• **TASK TO COMPLETE**: Answer with a single number: the count of lines that hold "matplotlib".

start STORED ROWS

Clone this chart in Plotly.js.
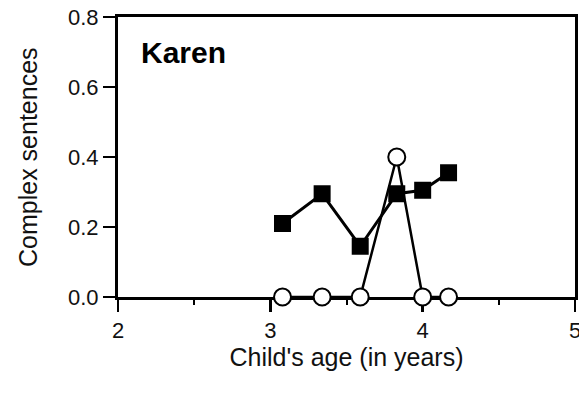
<!DOCTYPE html>
<html>
<head>
<meta charset="utf-8">
<script src="https://cdn.plot.ly/plotly-3.0.1.min.js"></script>
<style>html,body{margin:0;padding:0;background:#fff;}#chart{width:579px;height:398px;}</style>
</head>
<body>
<div id="chart"></div>
<script>
var ages = [3.08, 3.34, 3.59, 3.83, 4.0, 4.17];
var filledSeries = [0.21, 0.295, 0.145, 0.295, 0.305, 0.355];
var openSeries = [0.0, 0.0, 0.0, 0.40, 0.0, 0.0];
var yTicks = [0.0, 0.2, 0.4, 0.6, 0.8];
var xTicks = [2, 3, 4, 5];
var childName = 'Karen';
var xTitle = "Child's age (in years)";
var yTitle = 'Complex sentences';

var font = 'Liberation Sans, Arial, sans-serif';

var traces = [
  {
    x: ages, y: openSeries, type: 'scatter', mode: 'lines+markers', cliponaxis: false,
    line: {color: '#000', width: 2.5},
    marker: {symbol: 'circle', size: 17, color: '#fff', line: {color: '#000', width: 2}},
    showlegend: false
  },
  {
    x: ages, y: filledSeries, type: 'scatter', mode: 'lines+markers', cliponaxis: false,
    line: {color: '#000', width: 3},
    marker: {symbol: 'square', size: 17, color: '#000', line: {color: '#000', width: 0}},
    showlegend: false
  }
];

var layout = {
  width: 579, height: 398,
  margin: {l: 118, r: 4, t: 17, b: 101},
  paper_bgcolor: '#fff', plot_bgcolor: '#fff',
  font: {family: font, color: '#111', size: 22},
  showlegend: false,
  xaxis: {
    range: [2, 5], tickmode: 'array', tickvals: xTicks, ticktext: xTicks.map(String),
    ticks: 'outside', ticklen: 12, tickwidth: 2.5, tickcolor: '#000',
    showline: true, linecolor: '#000', linewidth: 3, mirror: true,
    showgrid: false, zeroline: false, layer: 'below traces',
    ticklabeloverflow: 'allow',
    minor: {dtick: 0.5, tick0: 2, ticks: 'outside', ticklen: 5, tickwidth: 2, tickcolor: '#000', showgrid: false},
    tickfont: {size: 22, family: font, color: '#111'},
    title: {text: xTitle, font: {size: 25, family: font, color: '#111'}, standoff: 7}
  },
  yaxis: {
    range: [0, 0.8], tickmode: 'array', tickvals: yTicks, ticktext: yTicks.map(function(v){return v.toFixed(1);}),
    ticks: 'outside', ticklen: 12, tickwidth: 2.5, tickcolor: '#000',
    showline: true, linecolor: '#000', linewidth: 3, mirror: true,
    showgrid: false, zeroline: false, layer: 'below traces',
    tickfont: {size: 22, family: font, color: '#111'}
  },
  annotations: [
    {
      text: '<b>' + childName + '</b>', xref: 'paper', yref: 'paper',
      x: 0.045, y: 0.875, xanchor: 'left', yanchor: 'middle', showarrow: false,
      font: {size: 30, family: font, color: '#000'}
    },
    {
      text: yTitle, xref: 'paper', yref: 'paper', textangle: -90,
      x: -0.197, y: 0.5, xanchor: 'center', yanchor: 'middle', showarrow: false,
      font: {size: 25, family: font, color: '#111'}
    }
  ]
};

Plotly.newPlot('chart', traces, layout, {displayModeBar: false, staticPlot: true});
</script>
</body>
</html>
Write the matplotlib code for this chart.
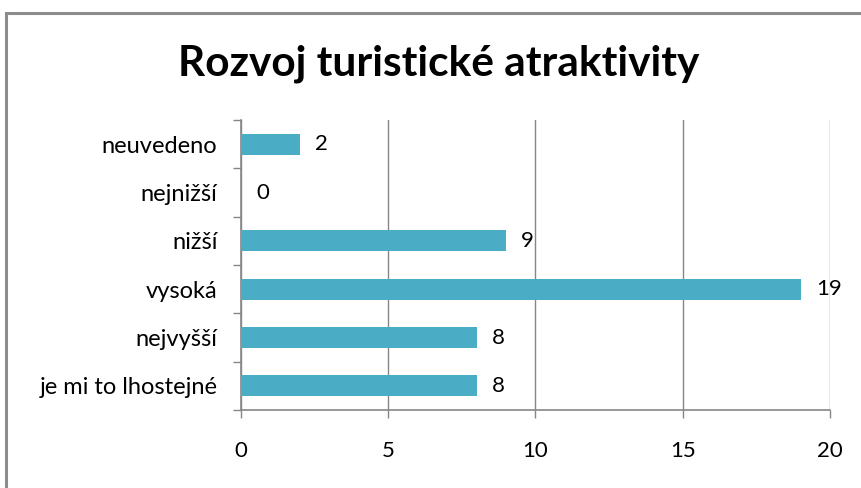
import numpy as np
import matplotlib.pyplot as plt
from matplotlib.patches import Rectangle

categories = ['je mi to lhostejné', 'nejvyšší', 'vysoká', 'nižší', 'nejnižší', 'neuvedeno']
counts = [8, 8, 19, 9, 0, 2]
x_ticks = [0, 5, 10, 15, 20]

bar_color = '#4bacc6'
grey = '#868686'
font = 'Lato'

fig = plt.figure(figsize=(8.61, 4.88), dpi=100)
ax = fig.add_axes([0.2799, 0.1598, 0.6841, 0.5943])

# outer chart frame (right and bottom edges run off the canvas)
fig.patches.append(Rectangle((6 / 861, -0.05), 1.2, 0.9734 + 0.05, transform=fig.transFigure,
                             fill=False, edgecolor='#8c8c8c', linewidth=2.2, zorder=0))

y = np.arange(len(categories))
ax.barh(y, counts, height=0.43, color=bar_color, zorder=3)

for yi, v in zip(y, counts):
    ax.annotate(str(v), (v, yi), xytext=(11, 0), textcoords='offset points',
                ha='left', va='center', fontsize=16, family=font, color='black', zorder=0.5)

ax.set_xlim(0, 20)
ax.set_ylim(-0.5, len(categories) - 0.5)
ax.set_xticks(x_ticks)
ax.set_xticklabels([str(t) for t in x_ticks], family=font, fontsize=16)
ax.set_yticks(y)
ax.set_yticklabels(categories, family=font, fontsize=17)
ax.set_yticks(np.arange(len(categories) + 1) - 0.5, minor=True)

ax.tick_params(axis='y', which='major', length=0, pad=17)
ax.tick_params(axis='y', which='minor', length=5.5, color=grey, width=1, direction='out')
ax.tick_params(axis='x', length=5.5, color=grey, width=1, pad=17)

ax.grid(axis='x', color=grey, linewidth=1, zorder=1)
for side in ['top', 'right']:
    ax.spines[side].set_visible(False)
for side in ['left', 'bottom']:
    ax.spines[side].set_color(grey)
    ax.spines[side].set_linewidth(1.2)

fig.text(0.51, 0.87, 'Rozvoj turistické atraktivity', ha='center', va='center',
         fontsize=30.5, fontweight='bold', family=font)

fig.savefig('out.png', dpi=100)
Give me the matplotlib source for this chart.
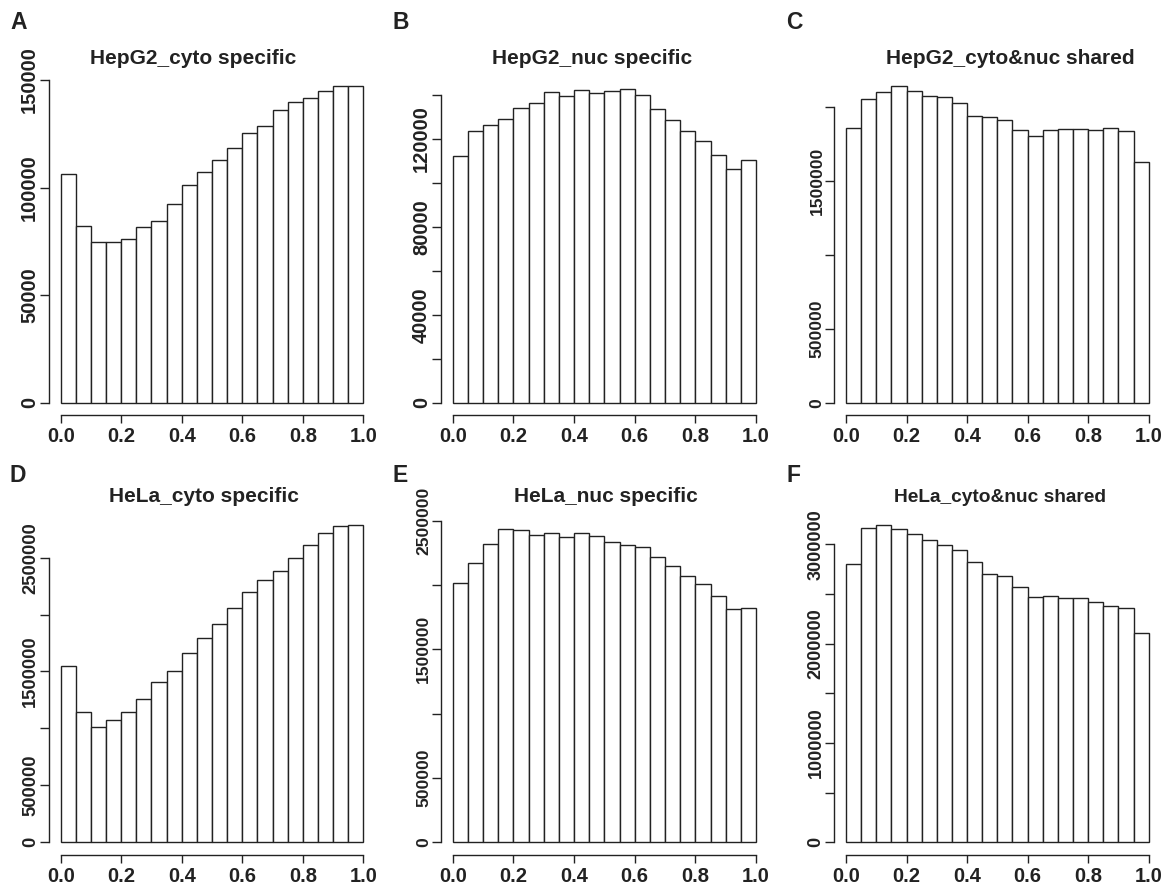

end STORED ROWS

• **TASK SOLUTION**: 4